--- GIVEN INFORMATION ---
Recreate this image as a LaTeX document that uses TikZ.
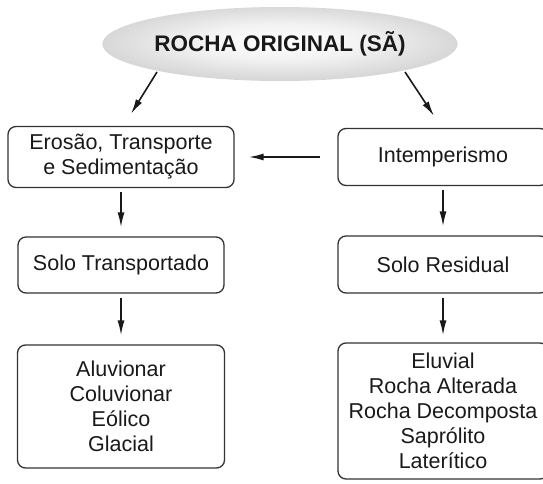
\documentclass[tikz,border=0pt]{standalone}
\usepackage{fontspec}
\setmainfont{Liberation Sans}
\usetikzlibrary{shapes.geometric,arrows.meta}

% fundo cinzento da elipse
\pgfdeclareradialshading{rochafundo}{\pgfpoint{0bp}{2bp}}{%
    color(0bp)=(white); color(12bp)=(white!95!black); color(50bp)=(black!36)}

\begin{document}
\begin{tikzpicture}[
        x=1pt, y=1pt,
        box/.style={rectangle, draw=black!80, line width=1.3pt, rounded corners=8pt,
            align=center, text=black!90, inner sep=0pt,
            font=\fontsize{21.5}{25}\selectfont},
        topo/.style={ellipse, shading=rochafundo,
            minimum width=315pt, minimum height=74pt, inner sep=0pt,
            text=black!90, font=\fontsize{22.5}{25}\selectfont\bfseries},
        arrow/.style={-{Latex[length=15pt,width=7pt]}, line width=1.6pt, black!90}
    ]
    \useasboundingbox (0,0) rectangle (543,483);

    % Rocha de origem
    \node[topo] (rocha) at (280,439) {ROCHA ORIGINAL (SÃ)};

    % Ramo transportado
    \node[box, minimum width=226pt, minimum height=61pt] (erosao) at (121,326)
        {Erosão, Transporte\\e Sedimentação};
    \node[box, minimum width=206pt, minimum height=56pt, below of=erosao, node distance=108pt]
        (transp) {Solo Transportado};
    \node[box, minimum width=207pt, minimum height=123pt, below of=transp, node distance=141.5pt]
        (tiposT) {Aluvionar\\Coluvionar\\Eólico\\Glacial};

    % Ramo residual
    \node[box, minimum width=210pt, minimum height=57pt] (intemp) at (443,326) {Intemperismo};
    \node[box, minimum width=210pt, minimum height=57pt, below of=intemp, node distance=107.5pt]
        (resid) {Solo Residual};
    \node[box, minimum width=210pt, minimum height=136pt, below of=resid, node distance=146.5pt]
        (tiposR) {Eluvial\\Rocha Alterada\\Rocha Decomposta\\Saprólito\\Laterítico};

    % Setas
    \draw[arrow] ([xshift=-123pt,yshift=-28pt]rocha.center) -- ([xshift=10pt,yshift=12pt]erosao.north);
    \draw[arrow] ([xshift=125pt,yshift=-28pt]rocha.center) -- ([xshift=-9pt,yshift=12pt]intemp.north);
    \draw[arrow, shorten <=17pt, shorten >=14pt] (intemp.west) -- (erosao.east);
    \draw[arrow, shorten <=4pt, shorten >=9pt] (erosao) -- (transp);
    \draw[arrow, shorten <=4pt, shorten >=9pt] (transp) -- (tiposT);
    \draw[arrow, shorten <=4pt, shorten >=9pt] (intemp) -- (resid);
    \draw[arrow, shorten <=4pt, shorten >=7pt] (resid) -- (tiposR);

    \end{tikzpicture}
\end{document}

--- WHAT TO PRODUCE ---
Give the data above again in full and unchanged, skipping the pictures.

--- OUTPUT ---
Recreate this image as a LaTeX document that uses TikZ.
\documentclass[tikz,border=0pt]{standalone}
\usepackage{fontspec}
\setmainfont{Liberation Sans}
\usetikzlibrary{shapes.geometric,arrows.meta}

% fundo cinzento da elipse
\pgfdeclareradialshading{rochafundo}{\pgfpoint{0bp}{2bp}}{%
    color(0bp)=(white); color(12bp)=(white!95!black); color(50bp)=(black!36)}

\begin{document}
\begin{tikzpicture}[
        x=1pt, y=1pt,
        box/.style={rectangle, draw=black!80, line width=1.3pt, rounded corners=8pt,
            align=center, text=black!90, inner sep=0pt,
            font=\fontsize{21.5}{25}\selectfont},
        topo/.style={ellipse, shading=rochafundo,
            minimum width=315pt, minimum height=74pt, inner sep=0pt,
            text=black!90, font=\fontsize{22.5}{25}\selectfont\bfseries},
        arrow/.style={-{Latex[length=15pt,width=7pt]}, line width=1.6pt, black!90}
    ]
    \useasboundingbox (0,0) rectangle (543,483);

    % Rocha de origem
    \node[topo] (rocha) at (280,439) {ROCHA ORIGINAL (SÃ)};

    % Ramo transportado
    \node[box, minimum width=226pt, minimum height=61pt] (erosao) at (121,326)
        {Erosão, Transporte\\e Sedimentação};
    \node[box, minimum width=206pt, minimum height=56pt, below of=erosao, node distance=108pt]
        (transp) {Solo Transportado};
    \node[box, minimum width=207pt, minimum height=123pt, below of=transp, node distance=141.5pt]
        (tiposT) {Aluvionar\\Coluvionar\\Eólico\\Glacial};

    % Ramo residual
    \node[box, minimum width=210pt, minimum height=57pt] (intemp) at (443,326) {Intemperismo};
    \node[box, minimum width=210pt, minimum height=57pt, below of=intemp, node distance=107.5pt]
        (resid) {Solo Residual};
    \node[box, minimum width=210pt, minimum height=136pt, below of=resid, node distance=146.5pt]
        (tiposR) {Eluvial\\Rocha Alterada\\Rocha Decomposta\\Saprólito\\Laterítico};

    % Setas
    \draw[arrow] ([xshift=-123pt,yshift=-28pt]rocha.center) -- ([xshift=10pt,yshift=12pt]erosao.north);
    \draw[arrow] ([xshift=125pt,yshift=-28pt]rocha.center) -- ([xshift=-9pt,yshift=12pt]intemp.north);
    \draw[arrow, shorten <=17pt, shorten >=14pt] (intemp.west) -- (erosao.east);
    \draw[arrow, shorten <=4pt, shorten >=9pt] (erosao) -- (transp);
    \draw[arrow, shorten <=4pt, shorten >=9pt] (transp) -- (tiposT);
    \draw[arrow, shorten <=4pt, shorten >=9pt] (intemp) -- (resid);
    \draw[arrow, shorten <=4pt, shorten >=7pt] (resid) -- (tiposR);

    \end{tikzpicture}
\end{document}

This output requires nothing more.